My lesson this past weekend involved boating.

To fully appreciate the humbling experience, you have to be armed with a little background. First, it’s important to know that I come from a long line of people obsessed with keeping things working significantly beyond their useful lives.

There’s a certain pride that the adult males in my family take in caring for machines of all sorts. For example, the fact that my modest power-boat is a young eighteen years old and that it looks nearly as good as the day it was hitched to the bumper and trailed up to the family compound is something of a badge of honor between my Dad and myself. Never-mind the fact that my kids and wife drop frequent hints about visiting the boat show and “upgrading” from the antique that sits at the end of our pier. I ignore the hints. Why replace a perfectly good boat. Heck, this thing is barely broken in. Shoot, our season here in the upper Midwest is only 11 days long anyways.

If you’ve ever watched the movie “Christmas Story,” you might recall the Dad doing battle with his ancient and cantankerous furnace in the basement. The furnace tries to outwit him, but with a lot of banging and a fair amount of cursing, Dad always wins. This is a lot like what it takes to start out boat (generally minus the cursing). Don’t get me wrong, it runs like a precision-machine, but the starting part requires a bit of finesses with throttle, choke and ignition.  It helps if you have three hands, good ears (listening to the engine is critical to starting it), and the mechanical sense of a NASCAR pit crew chief.

We don’t let just anyone start the boat. It takes years of study and practice with both my Dad and I hovering over the understudy scrutinizing every move. My oldest son has been in training for years, and in my mind, in a few more, he might just be qualified to start the boat on his own.

Here comes the lesson part.

The boys (young men of 20 and 18) had friends up to the lake this past weekend and much to my surprise, there was little interest in me assuming my duties as boat captain for skiing, tubing or just cruising. While I know in my mind that the boat safety courses were taken, that the safety rules have been drilled into their heads for years and that there has been ample, supervised engine-starting practice, it didn’t help when I was suddenly and for the first-time faced with the reality that I was not needed or even wanted on this boating adventure. How could life have come to this? What if things went wrong? Who would be there to take control?

My wife wisely pulled me away from the bay where our boat is docked, and directed me to a chair on the patio overlooking the main body of water and handed me an iced-tea and my latest issue of Harvard Business Review. “Let them go,” she indicated.  “You’ve been teaching them for years, it’s time to let them try it on their own.”

“OK,” I responded, knowing full well that within minutes, someone would be shouting for my help to fix the flooded motor. In my mind, I had already run through the options of how to get out and tow them back.

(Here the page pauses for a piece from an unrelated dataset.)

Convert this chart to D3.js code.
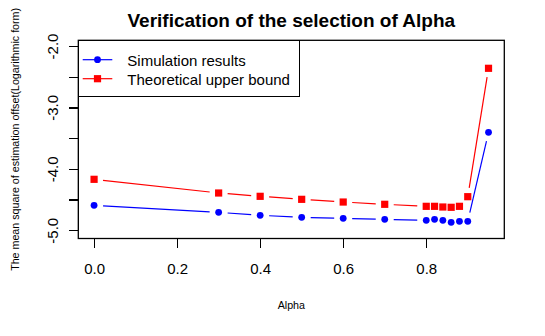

Imagine my surprise when I heard the engine fire perfectly and then watched as the boys safely and responsibly managed to entertain their friends on the water. A short-while later, the boat was expertly docked and tied off and I was invited to play badminton on the beach.

The Bottom-Line:

As a parent or as a leader at work, train, teach, inspire and then let go and you’ll be doing your job. Success is not measured by how good you are at a task, but at how good you are at helping others become good at theirs. Their independence is your victory.